======== DATA TO USE ========

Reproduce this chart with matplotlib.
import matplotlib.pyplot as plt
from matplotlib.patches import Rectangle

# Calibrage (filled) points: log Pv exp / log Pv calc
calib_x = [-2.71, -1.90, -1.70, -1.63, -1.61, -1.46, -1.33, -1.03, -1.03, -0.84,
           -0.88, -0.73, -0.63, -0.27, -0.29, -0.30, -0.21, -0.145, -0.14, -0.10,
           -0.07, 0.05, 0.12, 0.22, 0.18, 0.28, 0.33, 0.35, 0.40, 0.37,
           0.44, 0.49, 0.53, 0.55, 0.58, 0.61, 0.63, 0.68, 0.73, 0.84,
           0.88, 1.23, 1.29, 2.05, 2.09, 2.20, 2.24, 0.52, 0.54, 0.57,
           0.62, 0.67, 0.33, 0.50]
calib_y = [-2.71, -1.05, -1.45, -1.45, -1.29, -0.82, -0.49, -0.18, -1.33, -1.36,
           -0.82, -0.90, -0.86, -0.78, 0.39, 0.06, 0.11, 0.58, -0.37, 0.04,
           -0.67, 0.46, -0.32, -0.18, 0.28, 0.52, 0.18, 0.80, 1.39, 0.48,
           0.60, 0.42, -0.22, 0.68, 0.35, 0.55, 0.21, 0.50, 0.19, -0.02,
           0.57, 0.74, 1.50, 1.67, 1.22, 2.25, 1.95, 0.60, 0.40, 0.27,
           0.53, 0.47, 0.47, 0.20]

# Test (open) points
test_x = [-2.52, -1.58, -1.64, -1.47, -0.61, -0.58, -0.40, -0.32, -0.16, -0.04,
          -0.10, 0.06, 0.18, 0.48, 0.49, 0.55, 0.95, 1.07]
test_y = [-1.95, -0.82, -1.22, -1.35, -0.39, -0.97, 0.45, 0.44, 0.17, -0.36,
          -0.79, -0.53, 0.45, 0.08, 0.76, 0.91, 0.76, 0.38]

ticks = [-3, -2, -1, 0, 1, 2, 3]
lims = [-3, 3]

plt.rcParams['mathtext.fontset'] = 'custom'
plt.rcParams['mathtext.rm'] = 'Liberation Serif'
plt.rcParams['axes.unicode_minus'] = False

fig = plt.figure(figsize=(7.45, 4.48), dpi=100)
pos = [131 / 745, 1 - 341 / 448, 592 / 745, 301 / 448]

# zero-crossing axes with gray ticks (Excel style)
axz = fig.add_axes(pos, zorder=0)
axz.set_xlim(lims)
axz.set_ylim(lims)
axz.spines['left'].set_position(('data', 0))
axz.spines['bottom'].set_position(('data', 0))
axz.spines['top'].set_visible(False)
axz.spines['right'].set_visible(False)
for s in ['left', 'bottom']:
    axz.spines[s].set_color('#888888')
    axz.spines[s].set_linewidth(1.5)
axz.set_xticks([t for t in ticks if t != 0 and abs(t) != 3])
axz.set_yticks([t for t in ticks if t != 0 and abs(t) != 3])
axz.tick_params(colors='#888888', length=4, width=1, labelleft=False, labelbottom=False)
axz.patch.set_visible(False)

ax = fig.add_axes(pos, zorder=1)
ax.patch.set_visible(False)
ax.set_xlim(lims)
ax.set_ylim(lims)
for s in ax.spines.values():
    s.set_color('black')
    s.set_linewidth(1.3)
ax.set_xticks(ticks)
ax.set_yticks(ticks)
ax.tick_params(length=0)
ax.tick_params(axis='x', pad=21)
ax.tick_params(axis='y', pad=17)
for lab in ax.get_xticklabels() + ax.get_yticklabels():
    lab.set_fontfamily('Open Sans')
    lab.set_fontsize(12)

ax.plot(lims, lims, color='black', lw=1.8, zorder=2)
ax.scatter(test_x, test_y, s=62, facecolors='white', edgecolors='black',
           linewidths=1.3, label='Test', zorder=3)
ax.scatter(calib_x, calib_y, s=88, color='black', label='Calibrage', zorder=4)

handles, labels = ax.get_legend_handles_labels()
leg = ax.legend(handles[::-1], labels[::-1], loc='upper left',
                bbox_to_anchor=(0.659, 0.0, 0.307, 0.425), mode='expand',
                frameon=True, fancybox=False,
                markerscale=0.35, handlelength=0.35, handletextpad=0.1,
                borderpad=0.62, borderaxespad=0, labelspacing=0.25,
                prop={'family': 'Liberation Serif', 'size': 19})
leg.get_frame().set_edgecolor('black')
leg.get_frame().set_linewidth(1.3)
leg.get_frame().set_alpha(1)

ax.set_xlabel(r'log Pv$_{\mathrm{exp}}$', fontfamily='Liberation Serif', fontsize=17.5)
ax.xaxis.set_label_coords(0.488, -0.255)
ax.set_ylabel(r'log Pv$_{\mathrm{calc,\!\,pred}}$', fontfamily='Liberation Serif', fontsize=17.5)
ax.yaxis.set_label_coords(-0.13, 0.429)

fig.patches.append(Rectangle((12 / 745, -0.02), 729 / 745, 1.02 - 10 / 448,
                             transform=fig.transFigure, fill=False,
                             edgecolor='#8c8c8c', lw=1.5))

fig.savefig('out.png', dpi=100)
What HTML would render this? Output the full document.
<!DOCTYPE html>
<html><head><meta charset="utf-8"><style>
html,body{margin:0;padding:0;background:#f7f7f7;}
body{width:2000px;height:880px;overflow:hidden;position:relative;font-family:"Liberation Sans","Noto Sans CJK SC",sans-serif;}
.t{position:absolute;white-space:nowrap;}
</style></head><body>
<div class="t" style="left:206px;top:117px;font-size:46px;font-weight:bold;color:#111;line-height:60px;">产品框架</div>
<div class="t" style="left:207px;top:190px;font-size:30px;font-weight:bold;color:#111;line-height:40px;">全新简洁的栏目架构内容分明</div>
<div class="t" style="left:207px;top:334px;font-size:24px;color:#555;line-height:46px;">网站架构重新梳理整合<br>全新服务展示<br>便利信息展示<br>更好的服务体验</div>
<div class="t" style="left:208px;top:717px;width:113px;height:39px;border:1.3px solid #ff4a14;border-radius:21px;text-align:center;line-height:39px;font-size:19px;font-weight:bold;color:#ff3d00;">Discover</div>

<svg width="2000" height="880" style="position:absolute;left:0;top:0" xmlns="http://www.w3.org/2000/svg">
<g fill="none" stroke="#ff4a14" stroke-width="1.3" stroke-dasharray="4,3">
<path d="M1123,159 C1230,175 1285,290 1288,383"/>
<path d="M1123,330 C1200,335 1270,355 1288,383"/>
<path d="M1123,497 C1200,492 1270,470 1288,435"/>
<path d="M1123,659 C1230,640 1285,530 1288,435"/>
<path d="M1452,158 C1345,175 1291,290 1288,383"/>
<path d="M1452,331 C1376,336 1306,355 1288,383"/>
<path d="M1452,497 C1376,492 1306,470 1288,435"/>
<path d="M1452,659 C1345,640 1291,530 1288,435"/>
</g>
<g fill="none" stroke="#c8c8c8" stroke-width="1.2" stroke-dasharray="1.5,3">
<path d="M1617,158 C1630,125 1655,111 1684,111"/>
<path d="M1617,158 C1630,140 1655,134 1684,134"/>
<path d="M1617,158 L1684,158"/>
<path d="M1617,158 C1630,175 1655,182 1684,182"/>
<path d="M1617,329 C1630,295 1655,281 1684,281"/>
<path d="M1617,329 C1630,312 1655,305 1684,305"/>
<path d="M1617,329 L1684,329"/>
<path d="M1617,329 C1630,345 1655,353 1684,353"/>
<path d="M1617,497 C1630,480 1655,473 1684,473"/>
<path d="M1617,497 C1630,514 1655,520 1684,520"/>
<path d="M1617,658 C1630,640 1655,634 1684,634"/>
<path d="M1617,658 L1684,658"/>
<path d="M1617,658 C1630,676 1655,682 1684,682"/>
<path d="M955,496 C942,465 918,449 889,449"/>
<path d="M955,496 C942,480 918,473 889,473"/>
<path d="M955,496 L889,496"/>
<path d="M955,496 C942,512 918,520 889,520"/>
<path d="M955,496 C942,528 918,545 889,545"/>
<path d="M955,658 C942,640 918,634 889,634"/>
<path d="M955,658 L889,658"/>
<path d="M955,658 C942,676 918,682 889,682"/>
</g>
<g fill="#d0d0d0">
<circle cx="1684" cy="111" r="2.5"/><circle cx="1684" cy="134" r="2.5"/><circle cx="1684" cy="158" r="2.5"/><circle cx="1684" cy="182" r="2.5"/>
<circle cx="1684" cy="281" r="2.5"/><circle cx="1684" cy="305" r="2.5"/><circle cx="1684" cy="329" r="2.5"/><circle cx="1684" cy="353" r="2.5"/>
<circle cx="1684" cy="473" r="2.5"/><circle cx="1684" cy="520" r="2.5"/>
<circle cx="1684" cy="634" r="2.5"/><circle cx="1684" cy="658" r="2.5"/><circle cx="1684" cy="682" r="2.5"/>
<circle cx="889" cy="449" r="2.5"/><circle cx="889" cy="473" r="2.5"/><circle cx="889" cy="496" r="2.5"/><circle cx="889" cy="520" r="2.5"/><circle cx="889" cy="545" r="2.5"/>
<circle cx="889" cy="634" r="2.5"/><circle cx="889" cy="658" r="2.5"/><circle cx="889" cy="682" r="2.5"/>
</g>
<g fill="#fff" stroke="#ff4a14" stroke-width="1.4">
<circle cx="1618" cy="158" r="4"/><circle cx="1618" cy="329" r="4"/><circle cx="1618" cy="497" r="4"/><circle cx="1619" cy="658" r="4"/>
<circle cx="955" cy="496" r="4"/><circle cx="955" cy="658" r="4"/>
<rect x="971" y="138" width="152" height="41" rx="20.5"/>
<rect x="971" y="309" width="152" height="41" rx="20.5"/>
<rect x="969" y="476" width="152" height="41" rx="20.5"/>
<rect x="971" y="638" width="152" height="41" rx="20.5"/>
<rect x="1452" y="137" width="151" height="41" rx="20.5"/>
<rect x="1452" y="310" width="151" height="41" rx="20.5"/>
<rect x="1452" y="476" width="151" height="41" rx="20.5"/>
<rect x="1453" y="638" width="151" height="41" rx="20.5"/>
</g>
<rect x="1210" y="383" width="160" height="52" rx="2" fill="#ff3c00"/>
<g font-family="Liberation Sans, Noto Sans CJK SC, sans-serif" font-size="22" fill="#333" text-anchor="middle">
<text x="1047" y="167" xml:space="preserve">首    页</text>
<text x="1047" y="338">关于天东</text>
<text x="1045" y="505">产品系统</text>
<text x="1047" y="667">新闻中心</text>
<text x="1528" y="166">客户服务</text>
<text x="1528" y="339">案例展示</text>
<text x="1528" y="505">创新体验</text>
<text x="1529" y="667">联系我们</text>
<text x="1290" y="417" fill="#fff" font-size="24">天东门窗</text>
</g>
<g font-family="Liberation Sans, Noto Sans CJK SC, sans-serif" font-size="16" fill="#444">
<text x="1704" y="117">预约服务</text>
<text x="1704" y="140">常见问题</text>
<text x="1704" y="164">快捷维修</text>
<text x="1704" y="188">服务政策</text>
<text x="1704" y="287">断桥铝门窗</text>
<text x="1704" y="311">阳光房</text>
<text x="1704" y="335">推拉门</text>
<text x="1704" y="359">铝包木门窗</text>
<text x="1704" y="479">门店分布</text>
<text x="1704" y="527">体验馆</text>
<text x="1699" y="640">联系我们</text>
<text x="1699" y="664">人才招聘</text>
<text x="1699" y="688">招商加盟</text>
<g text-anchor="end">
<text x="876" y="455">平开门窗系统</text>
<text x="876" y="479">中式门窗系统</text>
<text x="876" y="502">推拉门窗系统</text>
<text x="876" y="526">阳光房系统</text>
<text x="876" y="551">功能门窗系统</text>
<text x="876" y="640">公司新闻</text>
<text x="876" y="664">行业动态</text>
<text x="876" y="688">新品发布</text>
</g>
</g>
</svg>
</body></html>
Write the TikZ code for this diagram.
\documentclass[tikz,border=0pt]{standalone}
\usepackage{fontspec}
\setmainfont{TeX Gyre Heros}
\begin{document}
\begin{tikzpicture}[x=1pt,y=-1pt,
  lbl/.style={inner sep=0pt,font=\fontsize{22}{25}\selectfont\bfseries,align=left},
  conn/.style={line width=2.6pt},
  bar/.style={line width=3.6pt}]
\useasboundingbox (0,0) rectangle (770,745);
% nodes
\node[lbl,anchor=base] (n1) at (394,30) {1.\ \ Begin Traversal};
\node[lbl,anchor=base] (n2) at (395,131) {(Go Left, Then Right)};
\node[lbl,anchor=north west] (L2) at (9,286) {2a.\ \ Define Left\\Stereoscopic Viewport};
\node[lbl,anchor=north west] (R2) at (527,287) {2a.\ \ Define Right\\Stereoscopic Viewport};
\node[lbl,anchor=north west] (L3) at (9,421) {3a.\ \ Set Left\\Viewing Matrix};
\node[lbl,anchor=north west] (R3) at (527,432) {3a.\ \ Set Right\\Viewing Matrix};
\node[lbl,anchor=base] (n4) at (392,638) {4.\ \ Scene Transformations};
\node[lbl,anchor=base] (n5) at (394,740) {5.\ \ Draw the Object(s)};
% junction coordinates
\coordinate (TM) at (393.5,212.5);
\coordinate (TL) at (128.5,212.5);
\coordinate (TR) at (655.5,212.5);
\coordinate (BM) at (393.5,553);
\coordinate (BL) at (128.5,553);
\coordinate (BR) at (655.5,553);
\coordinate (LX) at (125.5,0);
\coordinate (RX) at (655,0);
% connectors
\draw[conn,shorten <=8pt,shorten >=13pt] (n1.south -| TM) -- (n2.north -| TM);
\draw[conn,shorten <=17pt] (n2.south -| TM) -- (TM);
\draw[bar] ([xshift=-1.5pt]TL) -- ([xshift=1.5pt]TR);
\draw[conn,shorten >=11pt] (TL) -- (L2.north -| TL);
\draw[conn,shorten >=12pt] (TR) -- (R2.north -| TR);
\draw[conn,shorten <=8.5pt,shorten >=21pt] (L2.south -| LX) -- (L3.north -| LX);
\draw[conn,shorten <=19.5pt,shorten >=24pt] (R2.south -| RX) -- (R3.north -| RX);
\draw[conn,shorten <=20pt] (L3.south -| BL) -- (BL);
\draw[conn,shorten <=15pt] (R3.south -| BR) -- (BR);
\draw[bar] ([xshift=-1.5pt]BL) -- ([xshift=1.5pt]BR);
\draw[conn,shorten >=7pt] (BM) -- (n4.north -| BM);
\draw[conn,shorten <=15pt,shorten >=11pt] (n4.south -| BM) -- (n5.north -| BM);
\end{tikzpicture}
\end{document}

========

**WHAT IS BEING ASKED:**
Pull out all lines containing the word "matplotlib" from the entries above.

**SOLUTION TO THIS EXERCISE:**
Reproduce this chart with matplotlib.
import matplotlib.pyplot as plt
from matplotlib.patches import Rectangle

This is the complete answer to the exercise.